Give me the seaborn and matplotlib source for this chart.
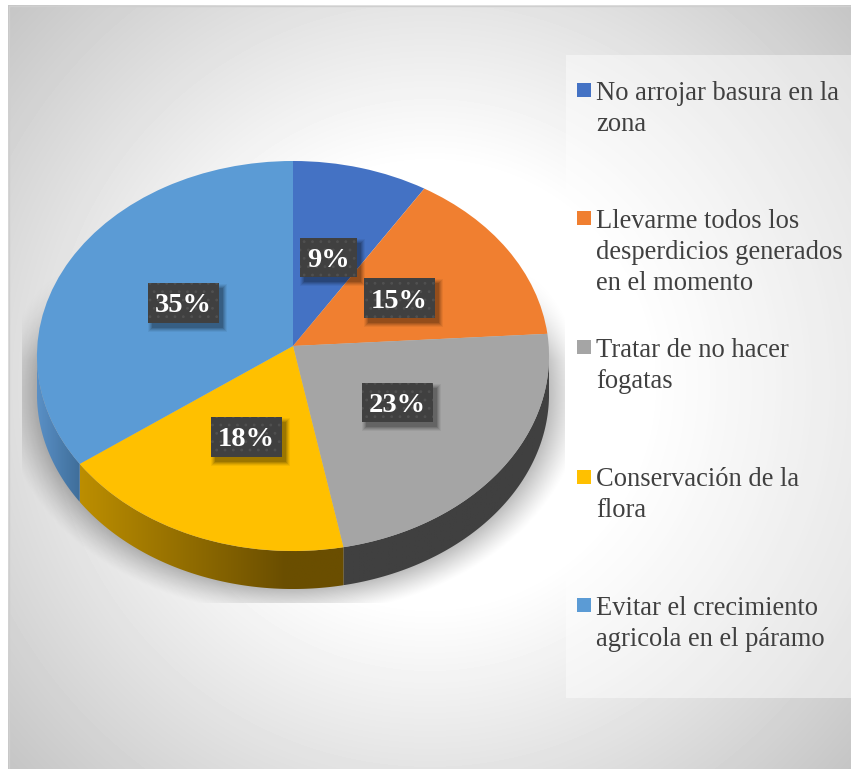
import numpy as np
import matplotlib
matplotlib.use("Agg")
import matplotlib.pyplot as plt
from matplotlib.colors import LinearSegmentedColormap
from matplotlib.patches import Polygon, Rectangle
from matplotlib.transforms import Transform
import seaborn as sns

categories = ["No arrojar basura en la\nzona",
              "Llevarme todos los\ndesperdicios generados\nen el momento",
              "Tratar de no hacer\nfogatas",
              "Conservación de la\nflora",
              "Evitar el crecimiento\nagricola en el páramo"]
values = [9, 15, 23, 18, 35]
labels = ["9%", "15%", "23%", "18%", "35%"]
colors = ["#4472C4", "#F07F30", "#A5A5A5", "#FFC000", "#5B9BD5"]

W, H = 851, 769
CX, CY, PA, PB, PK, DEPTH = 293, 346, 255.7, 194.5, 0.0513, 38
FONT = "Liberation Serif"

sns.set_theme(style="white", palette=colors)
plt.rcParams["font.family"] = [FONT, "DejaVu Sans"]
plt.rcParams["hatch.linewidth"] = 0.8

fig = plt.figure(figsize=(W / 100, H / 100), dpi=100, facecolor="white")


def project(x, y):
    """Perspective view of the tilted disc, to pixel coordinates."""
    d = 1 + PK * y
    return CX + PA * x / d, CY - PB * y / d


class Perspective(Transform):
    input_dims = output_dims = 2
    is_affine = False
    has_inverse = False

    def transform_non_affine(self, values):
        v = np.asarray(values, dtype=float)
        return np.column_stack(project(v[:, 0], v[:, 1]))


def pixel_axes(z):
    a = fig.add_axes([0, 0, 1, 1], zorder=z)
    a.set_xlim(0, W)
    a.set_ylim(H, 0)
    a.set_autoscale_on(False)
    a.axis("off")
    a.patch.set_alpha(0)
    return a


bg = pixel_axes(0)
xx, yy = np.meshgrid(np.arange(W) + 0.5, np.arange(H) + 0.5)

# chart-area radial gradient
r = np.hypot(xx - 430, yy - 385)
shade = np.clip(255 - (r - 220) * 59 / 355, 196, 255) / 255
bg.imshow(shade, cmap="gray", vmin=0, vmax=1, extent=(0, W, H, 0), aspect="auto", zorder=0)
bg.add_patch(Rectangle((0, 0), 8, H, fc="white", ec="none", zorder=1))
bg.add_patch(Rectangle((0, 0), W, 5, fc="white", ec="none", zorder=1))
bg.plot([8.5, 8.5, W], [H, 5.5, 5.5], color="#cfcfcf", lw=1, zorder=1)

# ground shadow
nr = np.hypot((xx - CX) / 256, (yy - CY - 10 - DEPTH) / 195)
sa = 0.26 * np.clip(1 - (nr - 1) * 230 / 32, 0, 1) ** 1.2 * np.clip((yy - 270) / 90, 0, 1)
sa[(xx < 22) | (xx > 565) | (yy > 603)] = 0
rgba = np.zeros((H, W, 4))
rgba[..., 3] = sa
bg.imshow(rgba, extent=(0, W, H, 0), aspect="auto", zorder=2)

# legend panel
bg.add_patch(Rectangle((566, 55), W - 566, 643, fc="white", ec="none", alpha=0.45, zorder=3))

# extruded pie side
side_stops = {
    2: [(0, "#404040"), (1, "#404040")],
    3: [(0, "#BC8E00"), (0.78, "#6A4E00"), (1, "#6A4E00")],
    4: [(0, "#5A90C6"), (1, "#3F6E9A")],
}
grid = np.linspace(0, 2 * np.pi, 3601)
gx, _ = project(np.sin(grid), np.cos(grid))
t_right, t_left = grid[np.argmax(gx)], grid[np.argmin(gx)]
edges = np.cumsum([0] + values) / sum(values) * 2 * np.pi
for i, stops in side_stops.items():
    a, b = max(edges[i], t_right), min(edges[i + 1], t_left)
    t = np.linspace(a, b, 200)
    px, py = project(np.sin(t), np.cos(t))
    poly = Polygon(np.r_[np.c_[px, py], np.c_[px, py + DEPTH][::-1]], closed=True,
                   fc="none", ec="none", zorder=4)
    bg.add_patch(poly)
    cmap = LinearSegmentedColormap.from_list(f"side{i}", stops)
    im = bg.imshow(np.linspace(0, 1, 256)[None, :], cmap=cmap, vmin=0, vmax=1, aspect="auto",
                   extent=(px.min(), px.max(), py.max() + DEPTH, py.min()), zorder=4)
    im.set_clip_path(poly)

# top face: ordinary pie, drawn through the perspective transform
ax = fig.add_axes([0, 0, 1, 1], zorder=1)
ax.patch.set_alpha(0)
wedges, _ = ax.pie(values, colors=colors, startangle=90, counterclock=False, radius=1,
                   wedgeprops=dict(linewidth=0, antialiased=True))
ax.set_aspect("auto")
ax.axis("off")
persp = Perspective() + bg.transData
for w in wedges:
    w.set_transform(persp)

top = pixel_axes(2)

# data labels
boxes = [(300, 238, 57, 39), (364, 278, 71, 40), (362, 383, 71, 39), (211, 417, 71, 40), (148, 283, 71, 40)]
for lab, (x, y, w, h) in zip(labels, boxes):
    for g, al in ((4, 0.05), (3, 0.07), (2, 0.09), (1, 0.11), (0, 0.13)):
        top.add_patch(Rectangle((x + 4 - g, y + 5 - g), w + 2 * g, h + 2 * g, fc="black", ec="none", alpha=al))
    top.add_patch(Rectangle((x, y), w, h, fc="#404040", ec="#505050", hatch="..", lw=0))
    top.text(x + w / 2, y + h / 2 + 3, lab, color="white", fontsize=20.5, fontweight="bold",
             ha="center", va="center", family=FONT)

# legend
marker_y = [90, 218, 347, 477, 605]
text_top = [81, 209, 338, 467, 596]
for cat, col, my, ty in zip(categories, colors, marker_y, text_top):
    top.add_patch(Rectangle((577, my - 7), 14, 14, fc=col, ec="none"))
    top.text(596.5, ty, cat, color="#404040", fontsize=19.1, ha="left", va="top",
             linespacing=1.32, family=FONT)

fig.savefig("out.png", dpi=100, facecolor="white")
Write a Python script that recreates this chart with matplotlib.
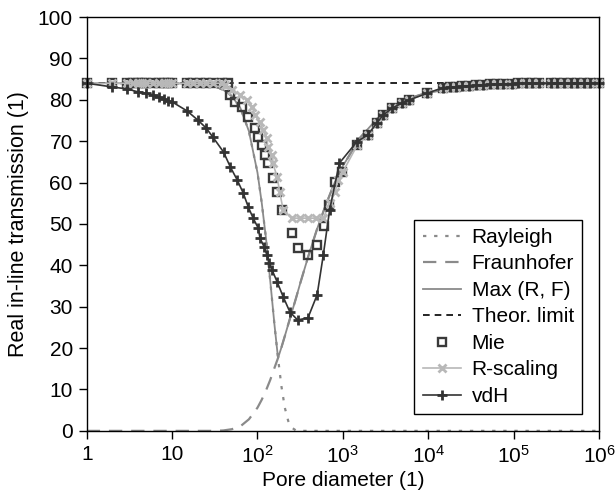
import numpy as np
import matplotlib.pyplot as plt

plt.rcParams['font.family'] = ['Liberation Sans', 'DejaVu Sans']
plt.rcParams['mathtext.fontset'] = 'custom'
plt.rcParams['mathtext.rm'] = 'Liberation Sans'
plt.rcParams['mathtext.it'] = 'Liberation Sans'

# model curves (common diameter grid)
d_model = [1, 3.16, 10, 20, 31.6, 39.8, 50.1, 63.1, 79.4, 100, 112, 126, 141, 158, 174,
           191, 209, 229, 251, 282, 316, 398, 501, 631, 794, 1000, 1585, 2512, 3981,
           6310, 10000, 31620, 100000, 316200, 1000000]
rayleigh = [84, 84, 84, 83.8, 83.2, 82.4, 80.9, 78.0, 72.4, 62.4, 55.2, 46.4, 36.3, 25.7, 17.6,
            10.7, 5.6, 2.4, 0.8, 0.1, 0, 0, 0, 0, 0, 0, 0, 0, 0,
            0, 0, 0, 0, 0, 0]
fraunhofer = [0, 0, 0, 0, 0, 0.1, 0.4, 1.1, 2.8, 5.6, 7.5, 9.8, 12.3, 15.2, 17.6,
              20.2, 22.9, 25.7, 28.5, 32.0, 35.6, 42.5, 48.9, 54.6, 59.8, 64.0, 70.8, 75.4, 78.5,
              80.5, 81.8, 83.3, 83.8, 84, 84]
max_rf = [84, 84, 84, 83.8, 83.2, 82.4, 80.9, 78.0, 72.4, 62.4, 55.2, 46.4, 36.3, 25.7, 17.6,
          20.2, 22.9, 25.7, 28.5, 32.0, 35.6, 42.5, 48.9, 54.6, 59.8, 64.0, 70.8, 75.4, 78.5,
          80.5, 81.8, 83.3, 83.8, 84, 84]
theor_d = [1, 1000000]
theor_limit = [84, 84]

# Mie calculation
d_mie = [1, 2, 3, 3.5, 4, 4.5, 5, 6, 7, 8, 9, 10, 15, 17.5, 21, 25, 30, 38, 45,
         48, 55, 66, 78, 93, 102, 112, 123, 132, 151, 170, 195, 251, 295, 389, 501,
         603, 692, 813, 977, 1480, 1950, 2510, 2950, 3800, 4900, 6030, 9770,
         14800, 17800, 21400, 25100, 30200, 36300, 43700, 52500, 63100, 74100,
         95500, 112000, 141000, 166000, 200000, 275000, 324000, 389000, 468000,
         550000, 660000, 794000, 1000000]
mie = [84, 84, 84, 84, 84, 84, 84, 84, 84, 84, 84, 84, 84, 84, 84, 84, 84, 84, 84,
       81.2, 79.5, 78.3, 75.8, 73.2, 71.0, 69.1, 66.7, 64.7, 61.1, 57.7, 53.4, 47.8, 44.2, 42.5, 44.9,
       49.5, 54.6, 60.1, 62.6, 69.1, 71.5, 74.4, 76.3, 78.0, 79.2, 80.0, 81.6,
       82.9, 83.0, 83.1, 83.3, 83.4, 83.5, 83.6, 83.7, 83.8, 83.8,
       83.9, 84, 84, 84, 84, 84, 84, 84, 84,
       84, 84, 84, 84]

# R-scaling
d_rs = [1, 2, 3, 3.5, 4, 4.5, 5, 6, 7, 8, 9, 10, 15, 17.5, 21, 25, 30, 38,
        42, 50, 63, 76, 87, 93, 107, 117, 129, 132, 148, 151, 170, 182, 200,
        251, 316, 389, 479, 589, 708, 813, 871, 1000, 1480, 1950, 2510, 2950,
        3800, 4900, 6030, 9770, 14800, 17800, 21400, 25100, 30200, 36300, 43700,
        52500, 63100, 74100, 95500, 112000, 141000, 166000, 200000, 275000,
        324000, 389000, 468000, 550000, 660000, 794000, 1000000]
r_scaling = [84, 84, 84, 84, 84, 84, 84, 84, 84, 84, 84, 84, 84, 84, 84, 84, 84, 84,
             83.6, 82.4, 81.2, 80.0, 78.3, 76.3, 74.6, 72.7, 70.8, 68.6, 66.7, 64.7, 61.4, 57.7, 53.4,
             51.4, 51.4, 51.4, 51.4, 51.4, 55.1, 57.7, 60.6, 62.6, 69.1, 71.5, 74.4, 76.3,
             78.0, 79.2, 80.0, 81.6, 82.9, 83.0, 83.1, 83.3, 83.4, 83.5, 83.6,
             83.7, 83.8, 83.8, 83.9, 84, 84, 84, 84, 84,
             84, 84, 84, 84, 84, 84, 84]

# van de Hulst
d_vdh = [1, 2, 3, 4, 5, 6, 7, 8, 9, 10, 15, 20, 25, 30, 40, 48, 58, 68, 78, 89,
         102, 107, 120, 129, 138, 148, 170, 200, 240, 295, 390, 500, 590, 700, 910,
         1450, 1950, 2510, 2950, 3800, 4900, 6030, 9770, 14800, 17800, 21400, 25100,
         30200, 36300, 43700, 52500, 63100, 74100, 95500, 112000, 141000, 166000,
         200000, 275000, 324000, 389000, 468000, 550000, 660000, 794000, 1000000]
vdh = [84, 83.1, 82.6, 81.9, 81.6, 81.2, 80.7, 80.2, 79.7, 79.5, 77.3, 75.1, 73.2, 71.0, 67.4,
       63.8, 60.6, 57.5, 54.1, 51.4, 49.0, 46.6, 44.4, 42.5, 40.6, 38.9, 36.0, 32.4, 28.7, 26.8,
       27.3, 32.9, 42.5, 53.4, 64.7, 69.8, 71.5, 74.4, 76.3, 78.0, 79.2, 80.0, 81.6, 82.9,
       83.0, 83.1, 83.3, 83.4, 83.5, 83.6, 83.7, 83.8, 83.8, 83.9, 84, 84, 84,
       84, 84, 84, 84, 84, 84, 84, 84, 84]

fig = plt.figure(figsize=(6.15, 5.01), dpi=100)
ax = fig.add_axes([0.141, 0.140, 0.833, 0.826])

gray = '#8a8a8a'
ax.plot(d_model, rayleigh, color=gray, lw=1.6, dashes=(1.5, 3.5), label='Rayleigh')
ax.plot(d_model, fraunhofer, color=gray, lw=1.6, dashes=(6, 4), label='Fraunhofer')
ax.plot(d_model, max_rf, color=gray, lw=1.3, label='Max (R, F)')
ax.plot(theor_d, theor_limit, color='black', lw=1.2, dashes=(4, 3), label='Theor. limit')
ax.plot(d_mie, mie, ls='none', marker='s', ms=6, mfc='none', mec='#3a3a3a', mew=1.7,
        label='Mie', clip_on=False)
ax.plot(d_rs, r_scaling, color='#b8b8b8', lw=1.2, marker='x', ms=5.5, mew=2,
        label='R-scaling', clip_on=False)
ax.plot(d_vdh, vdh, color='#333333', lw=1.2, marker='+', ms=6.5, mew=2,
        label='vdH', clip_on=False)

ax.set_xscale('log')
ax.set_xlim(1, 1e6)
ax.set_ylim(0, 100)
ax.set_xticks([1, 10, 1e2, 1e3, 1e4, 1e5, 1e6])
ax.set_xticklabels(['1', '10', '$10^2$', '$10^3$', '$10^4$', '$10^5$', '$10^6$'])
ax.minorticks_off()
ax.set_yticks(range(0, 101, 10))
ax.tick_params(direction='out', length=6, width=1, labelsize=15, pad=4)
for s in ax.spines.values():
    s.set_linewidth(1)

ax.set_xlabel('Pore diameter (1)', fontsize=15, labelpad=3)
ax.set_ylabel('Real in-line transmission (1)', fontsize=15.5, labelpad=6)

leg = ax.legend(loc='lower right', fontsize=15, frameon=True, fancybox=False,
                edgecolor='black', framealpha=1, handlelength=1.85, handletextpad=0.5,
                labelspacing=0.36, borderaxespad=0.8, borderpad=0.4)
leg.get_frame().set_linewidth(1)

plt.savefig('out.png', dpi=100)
::::::::
In the entries above, find the line that contains "xx, yy = np.meshgrid(np.arange(W)", then repeat exactly every line from the first one through that line, with no pictures.

Give me the seaborn and matplotlib source for this chart.
import numpy as np
import matplotlib
matplotlib.use("Agg")
import matplotlib.pyplot as plt
from matplotlib.colors import LinearSegmentedColormap
from matplotlib.patches import Polygon, Rectangle
from matplotlib.transforms import Transform
import seaborn as sns

categories = ["No arrojar basura en la\nzona",
              "Llevarme todos los\ndesperdicios generados\nen el momento",
              "Tratar de no hacer\nfogatas",
              "Conservación de la\nflora",
              "Evitar el crecimiento\nagricola en el páramo"]
values = [9, 15, 23, 18, 35]
labels = ["9%", "15%", "23%", "18%", "35%"]
colors = ["#4472C4", "#F07F30", "#A5A5A5", "#FFC000", "#5B9BD5"]

W, H = 851, 769
CX, CY, PA, PB, PK, DEPTH = 293, 346, 255.7, 194.5, 0.0513, 38
FONT = "Liberation Serif"

sns.set_theme(style="white", palette=colors)
plt.rcParams["font.family"] = [FONT, "DejaVu Sans"]
plt.rcParams["hatch.linewidth"] = 0.8

fig = plt.figure(figsize=(W / 100, H / 100), dpi=100, facecolor="white")


def project(x, y):
    """Perspective view of the tilted disc, to pixel coordinates."""
    d = 1 + PK * y
    return CX + PA * x / d, CY - PB * y / d


class Perspective(Transform):
    input_dims = output_dims = 2
    is_affine = False
    has_inverse = False

    def transform_non_affine(self, values):
        v = np.asarray(values, dtype=float)
        return np.column_stack(project(v[:, 0], v[:, 1]))


def pixel_axes(z):
    a = fig.add_axes([0, 0, 1, 1], zorder=z)
    a.set_xlim(0, W)
    a.set_ylim(H, 0)
    a.set_autoscale_on(False)
    a.axis("off")
    a.patch.set_alpha(0)
    return a


bg = pixel_axes(0)
xx, yy = np.meshgrid(np.arange(W) + 0.5, np.arange(H) + 0.5)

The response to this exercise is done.